▸ Work to complete
Pictures stay out of the copy; restate everything else in the material exactly.

--- START OF Given information ---

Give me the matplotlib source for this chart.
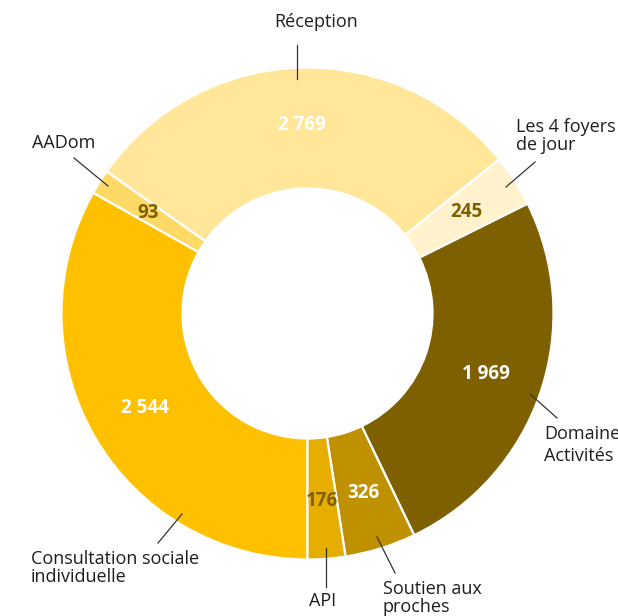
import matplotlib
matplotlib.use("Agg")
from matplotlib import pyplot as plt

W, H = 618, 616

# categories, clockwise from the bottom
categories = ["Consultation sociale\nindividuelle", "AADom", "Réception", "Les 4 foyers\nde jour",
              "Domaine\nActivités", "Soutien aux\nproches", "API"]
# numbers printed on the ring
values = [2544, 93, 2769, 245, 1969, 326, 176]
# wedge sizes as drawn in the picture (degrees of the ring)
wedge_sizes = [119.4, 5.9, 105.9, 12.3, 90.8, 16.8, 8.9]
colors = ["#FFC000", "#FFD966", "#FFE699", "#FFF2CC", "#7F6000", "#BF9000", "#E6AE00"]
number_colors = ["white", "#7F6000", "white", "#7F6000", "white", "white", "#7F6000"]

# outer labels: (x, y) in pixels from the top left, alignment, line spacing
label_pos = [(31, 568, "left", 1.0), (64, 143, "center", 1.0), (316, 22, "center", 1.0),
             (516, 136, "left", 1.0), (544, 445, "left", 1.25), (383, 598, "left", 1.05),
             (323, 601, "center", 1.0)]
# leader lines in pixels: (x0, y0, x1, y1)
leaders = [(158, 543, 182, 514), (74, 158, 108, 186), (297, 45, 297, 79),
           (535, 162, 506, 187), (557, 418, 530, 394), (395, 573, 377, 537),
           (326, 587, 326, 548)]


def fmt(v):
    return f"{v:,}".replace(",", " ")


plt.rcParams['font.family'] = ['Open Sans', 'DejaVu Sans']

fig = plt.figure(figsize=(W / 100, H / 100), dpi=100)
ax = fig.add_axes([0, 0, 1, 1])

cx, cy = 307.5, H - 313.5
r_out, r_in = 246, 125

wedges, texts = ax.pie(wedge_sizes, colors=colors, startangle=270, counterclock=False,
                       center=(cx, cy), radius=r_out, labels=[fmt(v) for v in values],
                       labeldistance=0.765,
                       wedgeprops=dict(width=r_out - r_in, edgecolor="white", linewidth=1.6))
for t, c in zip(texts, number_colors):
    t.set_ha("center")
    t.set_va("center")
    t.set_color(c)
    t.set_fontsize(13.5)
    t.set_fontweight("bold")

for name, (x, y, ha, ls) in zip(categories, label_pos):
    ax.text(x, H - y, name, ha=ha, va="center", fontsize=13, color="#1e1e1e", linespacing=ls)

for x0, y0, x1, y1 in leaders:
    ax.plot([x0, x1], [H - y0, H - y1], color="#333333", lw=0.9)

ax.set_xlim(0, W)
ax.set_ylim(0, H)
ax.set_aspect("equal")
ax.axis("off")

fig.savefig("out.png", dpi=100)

--- END OF Given information ---

▸ Exercise output
Give me the matplotlib source for this chart.
import matplotlib
matplotlib.use("Agg")
from matplotlib import pyplot as plt

W, H = 618, 616

# categories, clockwise from the bottom
categories = ["Consultation sociale\nindividuelle", "AADom", "Réception", "Les 4 foyers\nde jour",
              "Domaine\nActivités", "Soutien aux\nproches", "API"]
# numbers printed on the ring
values = [2544, 93, 2769, 245, 1969, 326, 176]
# wedge sizes as drawn in the picture (degrees of the ring)
wedge_sizes = [119.4, 5.9, 105.9, 12.3, 90.8, 16.8, 8.9]
colors = ["#FFC000", "#FFD966", "#FFE699", "#FFF2CC", "#7F6000", "#BF9000", "#E6AE00"]
number_colors = ["white", "#7F6000", "white", "#7F6000", "white", "white", "#7F6000"]

# outer labels: (x, y) in pixels from the top left, alignment, line spacing
label_pos = [(31, 568, "left", 1.0), (64, 143, "center", 1.0), (316, 22, "center", 1.0),
             (516, 136, "left", 1.0), (544, 445, "left", 1.25), (383, 598, "left", 1.05),
             (323, 601, "center", 1.0)]
# leader lines in pixels: (x0, y0, x1, y1)
leaders = [(158, 543, 182, 514), (74, 158, 108, 186), (297, 45, 297, 79),
           (535, 162, 506, 187), (557, 418, 530, 394), (395, 573, 377, 537),
           (326, 587, 326, 548)]


def fmt(v):
    return f"{v:,}".replace(",", " ")


plt.rcParams['font.family'] = ['Open Sans', 'DejaVu Sans']

fig = plt.figure(figsize=(W / 100, H / 100), dpi=100)
ax = fig.add_axes([0, 0, 1, 1])

cx, cy = 307.5, H - 313.5
r_out, r_in = 246, 125

wedges, texts = ax.pie(wedge_sizes, colors=colors, startangle=270, counterclock=False,
                       center=(cx, cy), radius=r_out, labels=[fmt(v) for v in values],
                       labeldistance=0.765,
                       wedgeprops=dict(width=r_out - r_in, edgecolor="white", linewidth=1.6))
for t, c in zip(texts, number_colors):
    t.set_ha("center")
    t.set_va("center")
    t.set_color(c)
    t.set_fontsize(13.5)
    t.set_fontweight("bold")

for name, (x, y, ha, ls) in zip(categories, label_pos):
    ax.text(x, H - y, name, ha=ha, va="center", fontsize=13, color="#1e1e1e", linespacing=ls)

for x0, y0, x1, y1 in leaders:
    ax.plot([x0, x1], [H - y0, H - y1], color="#333333", lw=0.9)

ax.set_xlim(0, W)
ax.set_ylim(0, H)
ax.set_aspect("equal")
ax.axis("off")

fig.savefig("out.png", dpi=100)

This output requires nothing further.